Sometimes data could have mislabelled examples. Some mislabels in training set are okay, because NN algos are robust to that, as long as errors are random. In dev/test you should first estimate how much boost you would get by correcting the labels, and then correct the labels if you find that will give you a boost. If you fix dev set, fix test set too. You should ideally fix the examples that your algo got right because of misprediction. But it is not easy for accurate algos, as there would be large number of items to examine.

Build first, then iterate

You understand data and challenges only when you iterate. Build first system quickly and use bias/variance analysis to prioritize next steps.

Mismatched training and dev/test set

DL algos are data hungry. Teams want to shove in as much as data as they can get hold of. For example, you can get images from internet, or you can purchase data. You can use data from various sources to train, but dev/test set data should only contain the examples which are representative of your use case.

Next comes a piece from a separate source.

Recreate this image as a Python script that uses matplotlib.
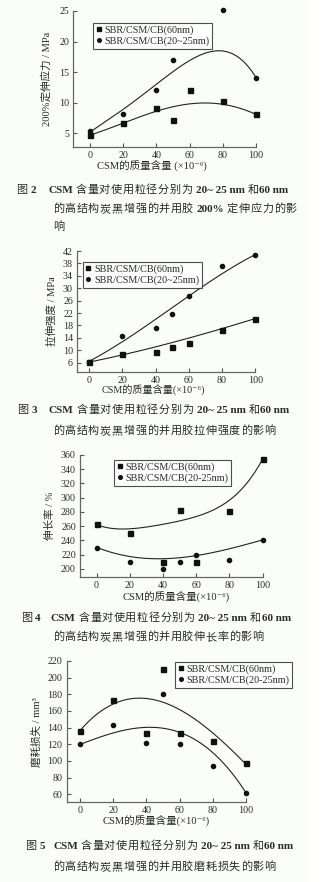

When your training and dev set are from different distributions, training error and dev error difference may not reflect [[Bias and Variances|variance]. It may just be that training test is easy. To catch this difference, you can have training dev set carved out of training set. Now:

Difference between training and training dev is the variance. Difference between training dev and dev is a measure of mismatch between training and test data. What if you have data mismatch problem? Perform manual inspection. May be lot of dev/test are noisy (in a speech recognition system). In that case you can add noise in training set. But be careful: if you have 10K hour worth of training data, you should add 10K hour worth of noise too. If you just repeat 1 hour worth of noise, you will overfit. Note that to human ear all noise will appear the same, but machine will overfit. Similarly for computer vision, you can synthesize images with background cars etc.